Underperforming & Unprepared

Climate Action Against Disinformation's report highlights how platforms have responded to the EU legislation for online safety so far.

This new report from the Climate Action Against Disinformation (CAAD) identified substantial gaps in Big Tech’s efforts to address climate disinformation on its platforms. Employing an 18-point assessment system and informed by the three latest Strengthened Code of Practice Reports and the initial round of Digital Service Act (DSA) Transparency Reports released earlier this year, CAAD critically assessed current policies to understand how platforms have responded to EU legislation so far.

Despite leading CAAD’s evaluation, Facebook and TikTok scored merely 4.5 out of 18 while X (previously known as Twitter) was the lowest scorer with just 0.5 points.
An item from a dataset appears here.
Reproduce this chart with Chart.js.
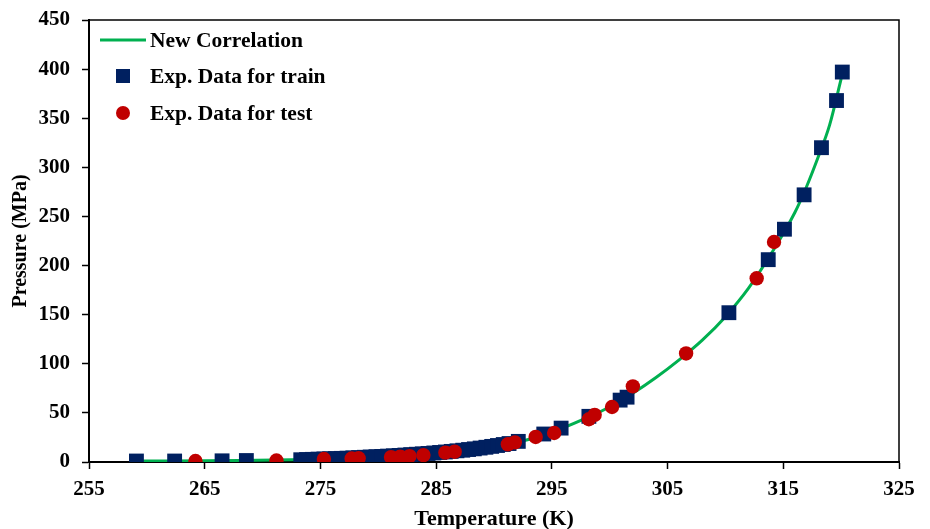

Other big platforms, including Instagram, Pinterest, YouTube, Snapchat, and LinkedIn, scored poorly, further highlighting the systemic failure from platforms to acknowledge and take the issue of climate disinformation seriously.

This isn’t just a climate issue; it’s a profound crisis threatening public health, safety, and the very foundations of democracy. The time for decisive action from policymakers, regulators, and platforms is not just urgent—it’s overdue.” said the report’s author and CAAD Researcher, Diyora Shadijanova.
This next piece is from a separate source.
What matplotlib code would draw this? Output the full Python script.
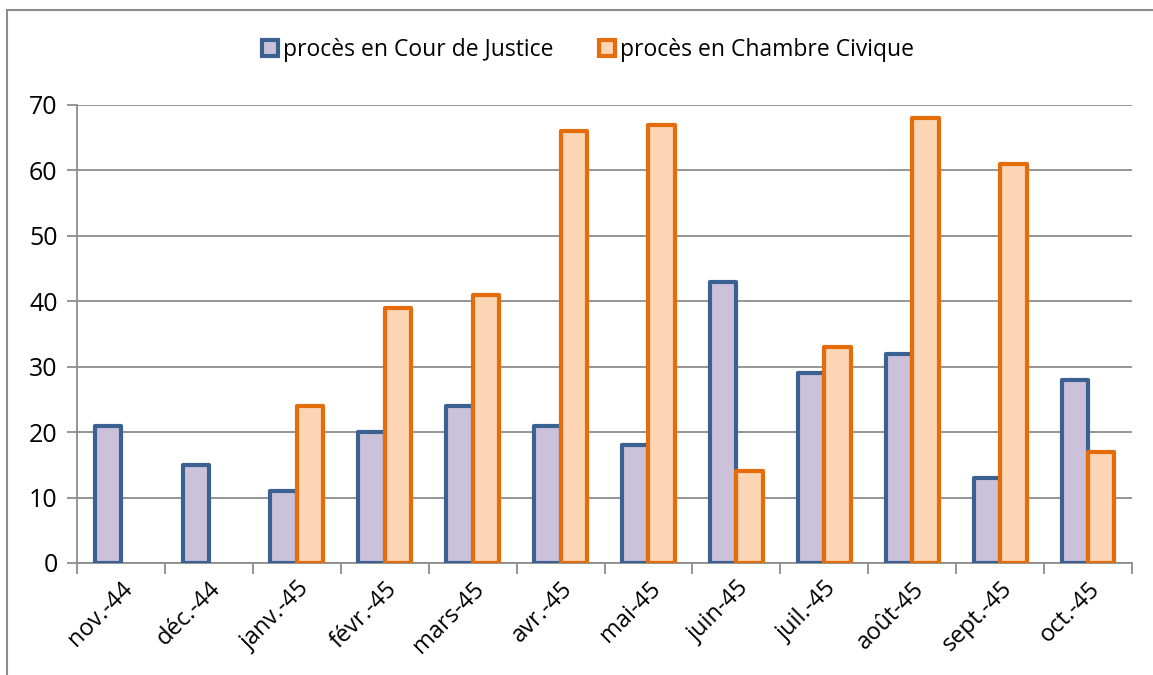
import numpy as np
import matplotlib
matplotlib.use("Agg")
import matplotlib.pyplot as plt
from matplotlib.lines import Line2D

# data
mois = ["nov.-44", "déc.-44", "janv.-45", "févr.-45", "mars-45", "avr.-45",
        "mai-45", "juin-45", "juil.-45", "août-45", "sept.-45", "oct.-45"]
cour_justice = [21, 15, 11, 20, 24, 21, 18, 43, 29, 32, 13, 28]
chambre_civique = [np.nan, np.nan, 24, 39, 41, 66, 67, 14, 33, 68, 61, 17]
series_labels = ["procès en Cour de Justice", "procès en Chambre Civique"]

plt.rcParams["font.family"] = ["Open Sans", "DejaVu Sans"]

fig = plt.figure(figsize=(11.53, 6.75), dpi=100)
ax = fig.add_axes([77 / 1153, 1 - 563 / 675, (1132 - 77) / 1153, (563 - 105) / 675])

# outer chart frame (cut off on right and bottom)
fig.add_artist(Line2D([7 / 1153, 7 / 1153], [0, 1 - 10 / 675],
                      transform=fig.transFigure, color="#8c8c8c", lw=1.5))
fig.add_artist(Line2D([7 / 1153, 1.0], [1 - 10 / 675, 1 - 10 / 675],
                      transform=fig.transFigure, color="#8c8c8c", lw=1.5))

x = np.arange(len(mois))
w = 0.3
blue_edge, blue_fill = "#3a6191", "#ccc1da"
orange_edge, orange_fill = "#e46c0a", "#fcd5b5"

ax.bar(x - w / 2, cour_justice, w, color=blue_fill, edgecolor=blue_edge,
       linewidth=3, joinstyle="round", zorder=3, label=series_labels[0])
ax.bar(x + w / 2, chambre_civique, w, color=orange_fill, edgecolor=orange_edge,
       linewidth=3, joinstyle="round", zorder=4, label=series_labels[1])

ax.set_xlim(-0.5, len(mois) - 0.5)
ax.set_ylim(0, 70)
ax.set_yticks(np.arange(0, 71, 10))
ax.yaxis.grid(True, color="#8c8c8c", lw=1.3)
ax.set_axisbelow(True)

ax.set_xticks(x)
ax.set_xticklabels(mois, rotation=45, ha="right", rotation_mode="anchor", fontsize=17)
ax.set_xticks(np.arange(-0.5, len(mois)), minor=True)
ax.tick_params(axis="x", which="major", length=0, pad=10)
ax.tick_params(axis="x", which="minor", length=8, color="#8c8c8c", width=1.3)
ax.tick_params(axis="y", length=7, color="#8c8c8c", width=1.3, labelsize=18, pad=7)

for side in ["top", "right"]:
    ax.spines[side].set_visible(False)
for side in ["left", "bottom"]:
    ax.spines[side].set_color("#8c8c8c")
    ax.spines[side].set_linewidth(1.3)

fig.legend(loc="center", bbox_to_anchor=(0.51, 1 - 50 / 675), ncol=2,
           frameon=False, fontsize=16.5, handlelength=0.7, handleheight=0.7,
           handletextpad=0.2, columnspacing=2.0)

fig.savefig("out.png", dpi=100)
“Detailed reports on the proliferation of climate misinformation on Very Large Online Platforms (VLOPs) have been in circulation for several years now.” said Sean Buchan, chief CAAD researcher of the report. ”This analysis shows that, despite groundbreaking legislation, they are dragging their heels and continuing to be as opaque as possible on this crucial issue. Legislators need to enforce VLOPs to do better in order to protect EU citizens from a worsening climate crisis, fuelled by misinformation.”

Commenting on the report, Imran Ahmed, CEO of the Center for Countering Digital Hate, said: “Social media companies like to grade their own homework and praise themselves for being green, but close examination of their actual track records reveals a startling hypocrisy. This analysis shows these companies prefer to shield liars and conspiracy theorists – and even provide them with the tools to monetize their deception – than live up to their promises to the public and advertisers to tackle disinformation that threatens the future of our planet.”

Key findings from the report show:

  • Most platforms do not categorise climate misinformation adequately in their advertising or content moderation policies.
  • There is a significant lack of transparency and visible action on users and brands repeatedly spreading climate misinformation.
  • No platforms have specific policies to restrict advertising from the fossil fuel sector or to prevent greenwashing.